A veces son los medios de comunicación los que hacen patente la existencia de esta realidad, la muerte, pero quizá de forma demasiado superficial, lo cual provoca que las personas nos cansemos y queramos dejar el tema de lado y en manos de silenciosos y abnegados profesionales de la medicina, de la enfermería o de la asistencia social. La muerte suele vivirse como si quedara lejos de la mayoría de los ciudadanos y, consecuentemente, hablar de ella en un sentido constructivo es cada día más complejo, aunque no podemos olvidar que cada cultura es diferente.
En Occidente, se puede decir que si no se habla de la muerte es por una especie de pudor. Hay todavía pocos pedagogos que sepan hablar a los alumnos cuando aún se encuentran en una situación lejana a esta realidad, o que den a conocer el proceso de la vida, y que ayuden a los niños a prepararse para tener una actitud serena y digna ante el hecho de dejar de existir.
Las culturas africanas, por ejemplo, dan mucha importancia a la persona que se encuentra en un proceso hacia su fin terrenal. Algunas de estas culturas incluso viven como un honor el hecho de poder acompañar a un moribundo, y es una especie de mérito tenerlo en brazos como si fuera un bebé. Es, para ellos, un signo que representa poder hacer el último camino de la vida juntos.
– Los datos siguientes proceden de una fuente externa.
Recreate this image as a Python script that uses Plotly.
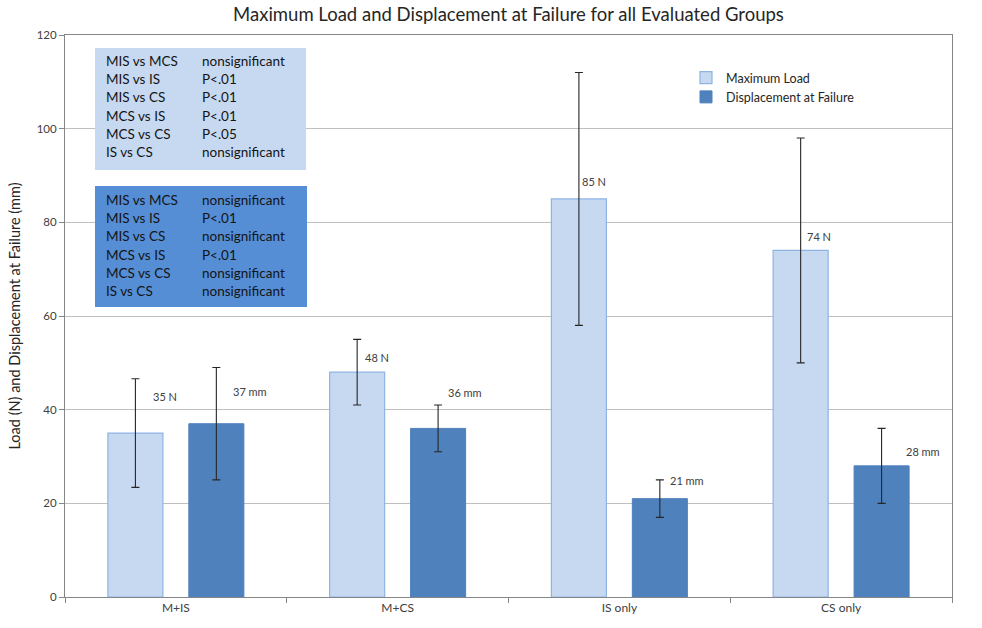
import plotly.graph_objects as go

categories = ["M+IS", "M+CS", "IS only", "CS only"]
load_values = [35, 48, 85, 74]
load_errors = [11.6, 7, 27, 24]
disp_values = [37, 36, 21, 28]
disp_errors = [12, 5, 4, 8]
load_labels = ["35 N", "48 N", "85 N", "74 N"]
disp_labels = ["37 mm", "36 mm", "21 mm", "28 mm"]
comparisons = ["MIS vs MCS", "MIS vs IS", "MIS vs CS", "MCS vs IS", "MCS vs CS", "IS vs CS"]
load_significance = ["nonsignificant", "P<.01", "P<.01", "P<.01", "P<.05", "nonsignificant"]
disp_significance = ["nonsignificant", "P<.01", "nonsignificant", "P<.01", "nonsignificant", "nonsignificant"]

# style (pixel offsets for the data labels)
load_label_dx = [-25, -35, -39, -36]
load_label_dy = [37, 15, 17, 14]
disp_label_dx = [55, 48, 49, 63]
disp_label_dy = [32, 36, 18, 14]

FONT = "Lato"
W, H = 982, 628
L, R, T, B = 65, 30, 35, 31
PW, PH = W - L - R, H - T - B

def px(x):
    return (x - L) / PW

def py(y):
    return (H - B - y) / PH

fig = go.Figure()
fig.add_trace(go.Bar(
    x=categories, y=load_values, name="Maximum Load",
    marker=dict(color="#C6D9F1", line=dict(color="#8EB4E3", width=1.2)),
    error_y=dict(type="data", array=load_errors, color="#262626", thickness=1.1, width=4),
))
fig.add_trace(go.Bar(
    x=categories, y=disp_values, name="Displacement at Failure",
    marker=dict(color="#4F81BD", line=dict(color="#4F81BD", width=1)),
    error_y=dict(type="data", array=disp_errors, color="#262626", thickness=1.1, width=4),
))

annotations = []
for i, c in enumerate(categories):
    annotations.append(dict(x=c, y=load_values[i], xref="x", yref="y", text=load_labels[i],
                            showarrow=False, xanchor="left", yanchor="middle",
                            xshift=load_label_dx[i], yshift=load_label_dy[i],
                            font=dict(family=FONT, size=11, color="#404040")))
    annotations.append(dict(x=c, y=disp_values[i], xref="x", yref="y", text=disp_labels[i],
                            showarrow=False, xanchor="left", yanchor="middle",
                            xshift=disp_label_dx[i], yshift=disp_label_dy[i],
                            font=dict(family=FONT, size=11, color="#404040")))

shapes = [
    dict(type="rect", xref="paper", yref="paper", x0=px(95), x1=px(306), y0=py(170), y1=py(48),
         fillcolor="#C6D9F1", line=dict(width=0), layer="above"),
    dict(type="rect", xref="paper", yref="paper", x0=px(95), x1=px(307), y0=py(307), y1=py(186),
         fillcolor="#558ED5", line=dict(width=0), layer="above"),
]

for j, comp in enumerate(comparisons):
    for top, sig in ((61, load_significance), (200, disp_significance)):
        yy = py(top + j * 18.2)
        annotations.append(dict(x=px(104), y=yy, xref="paper", yref="paper", text=comp,
                                showarrow=False, xanchor="left", yanchor="middle",
                                font=dict(family=FONT, size=13.5, color="#141414")))
        annotations.append(dict(x=px(200), y=yy, xref="paper", yref="paper", text=sig[j],
                                showarrow=False, xanchor="left", yanchor="middle",
                                font=dict(family=FONT, size=13.5, color="#141414")))

fig.update_layout(
    width=W, height=H,
    margin=dict(l=L, r=R, t=T, b=B),
    paper_bgcolor="white", plot_bgcolor="white",
    barmode="group", bargap=0.27, bargroupgap=0.32,
    title=dict(text="Maximum Load and Displacement at Failure for all Evaluated Groups",
               x=0.5, xref="paper", y=1 - 15 / H, yanchor="middle",
               font=dict(family=FONT, size=18.5, color="#262626")),
    legend=dict(x=px(686), y=py(63), xanchor="left", yanchor="top",
                font=dict(family=FONT, size=12.5, color="#262626"),
                itemwidth=30, bgcolor="rgba(0,0,0,0)"),
    annotations=annotations,
    shapes=shapes,
    showlegend=True,
)
fig.update_yaxes(range=[0, 120], dtick=20, showgrid=True, gridcolor="#BFBFBF", gridwidth=1,
                 ticks="outside", ticklen=5, tickcolor="#868686",
                 showline=True, linecolor="#868686", mirror=True, zeroline=False,
                 tickfont=dict(family=FONT, size=11.5, color="#404040"),
                 title=dict(text="Load (N) and Displacement at Failure (mm)", standoff=12,
                            font=dict(family=FONT, size=14.5, color="#262626")))
fig.update_xaxes(ticks="outside", tickson="boundaries", ticklen=5, tickcolor="#868686",
                 showline=True, linecolor="#868686", mirror=True,
                 tickfont=dict(family=FONT, size=12, color="#404040"))

fig.write_html("out.html", config={"displayModeBar": False},
               post_script="document.body.style.margin='0px';")
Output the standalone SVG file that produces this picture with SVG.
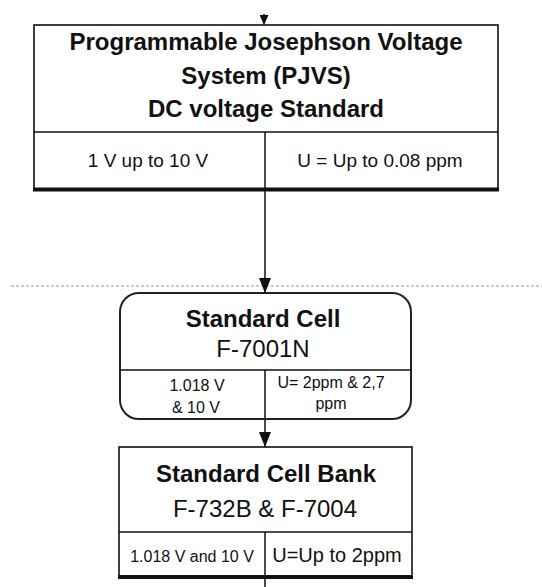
<svg xmlns="http://www.w3.org/2000/svg" width="542" height="587" viewBox="0 0 542 587">
<style>
  .box{fill:#fff;stroke:#111;stroke-width:1.6}
  .rbox{fill:#fff;stroke:#222;stroke-width:2}
  .div{stroke:#111;stroke-width:1.5;fill:none}
  .thick{stroke:#111;stroke-width:4}
  .conn{stroke:#111;stroke-width:1.5;fill:none}
  .sep{stroke:#9a9a9a;stroke-width:1.2;stroke-dasharray:3 2}
  text{font-family:"Liberation Sans",Arial,sans-serif;fill:#111;text-anchor:middle}
  .t{font-size:24px;font-weight:bold}
  .r{font-size:24px}
</style>
<defs>
  <marker id="arr" viewBox="0 0 15 12" refX="15" refY="6" markerWidth="15" markerHeight="12" markerUnits="userSpaceOnUse" orient="auto">
    <path d="M0,0 L15,6 L0,12 z" fill="#111"/>
  </marker>
  <marker id="arrS" viewBox="0 0 10 9" refX="10" refY="4.5" markerWidth="10" markerHeight="9" markerUnits="userSpaceOnUse" orient="auto">
    <path d="M0,0 L10,4.5 L0,9 z" fill="#111"/>
  </marker>
</defs>

<line class="sep" x1="11" y1="286" x2="542" y2="286"/>

<g id="pjvs">
  <rect class="box" x="34" y="25" width="464" height="164"/>
  <line class="thick" x1="33" y1="189.5" x2="499" y2="189.5"/>
  <line class="div" x1="34" y1="132" x2="498" y2="132"/>
  <line class="div" x1="265" y1="132" x2="265" y2="189"/>
  <text class="t" x="266" y="50">Programmable Josephson Voltage</text>
  <text class="t" x="266" y="83.5">System (PJVS)</text>
  <text class="t" x="266" y="117">DC voltage Standard</text>
  <text x="148" y="167" font-size="19">1 V up to 10 V</text>
  <text x="380" y="167" font-size="19">U = Up to 0.08 ppm</text>
</g>

<g id="cell">
  <rect class="rbox" x="120" y="293" width="291" height="126" rx="19" ry="19"/>
  <line class="div" x1="120" y1="370" x2="411" y2="370"/>
  <line class="div" x1="265" y1="370" x2="265" y2="419"/>
  <text class="t" x="263" y="327">Standard Cell</text>
  <text class="r" x="263" y="357">F-7001N</text>
  <text x="197" y="391" font-size="16">1.018 V</text>
  <text x="196" y="413" font-size="16">&amp; 10 V</text>
  <text x="331" y="388" font-size="16">U= 2ppm &amp; 2,7</text>
  <text x="331" y="409" font-size="16">ppm</text>
</g>

<g id="bank">
  <rect class="box" x="119" y="447" width="293" height="129"/>
  <line class="thick" x1="118" y1="577" x2="413" y2="577"/>
  <line class="div" x1="119" y1="532" x2="412" y2="532"/>
  <line class="div" x1="265" y1="532" x2="265" y2="576"/>
  <text class="t" x="266" y="482">Standard Cell Bank</text>
  <text class="r" x="265" y="517">F-732B &amp; F-7004</text>
  <text x="192" y="562" font-size="16">1.018 V and 10 V</text>
  <text x="337" y="562" font-size="20">U=Up to 2ppm</text>
</g>

<g id="connectors">
  <line class="conn" x1="264" y1="14" x2="264" y2="25" marker-end="url(#arrS)"/>
  <line class="conn" x1="265" y1="191" x2="265" y2="293" marker-end="url(#arr)"/>
  <line class="conn" x1="265" y1="420" x2="265" y2="447" marker-end="url(#arr)"/>
  <line class="conn" x1="265" y1="579" x2="265" y2="587"/>
</g>
</svg>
¿De qué forma podemos «cambiar el chip» y acercarnos a esta evidencia? Hace unos días comentaba con un compañero de trabajo cómo las enfermedades repentinas ayudan a aterrizar en la realidad humana y a ser conscientes de nuestro límite. Son pequeños avisos, como las alarmas de los móviles que a menudo nos recuerdan aquellos encargos que no podemos olvidar, que nos dan la oportunidad de detenernos, reflexionar, y dejar aflorar aquellos sentimientos que la constatación de una posible muerte provoca en nosotros.
Es importante aprender a mirar esta realidad desde la perspectiva de cada día, desde la perspectiva de nuestra muerte y de la de quienes amamos, pero sin olvidar que ese miedo que brota de nuestro interior quizá nadie nos lo podrá quitar. Aprenderemos a vivir con ella, a no rehuirla, a compartirla y hasta aceptarla con alegría para poder abrazar también, con plenitud, nuestra vida mortal. Como decía Charles Chaplin, «si hay algo tan evidente como la muerte es la vida». Ser mortal significa que existimos, y en este mundo sólo los que no existen no mueren.
¡Vale la pena poder morir si has podido ver una rosa o si has podido acariciar una mano amiga!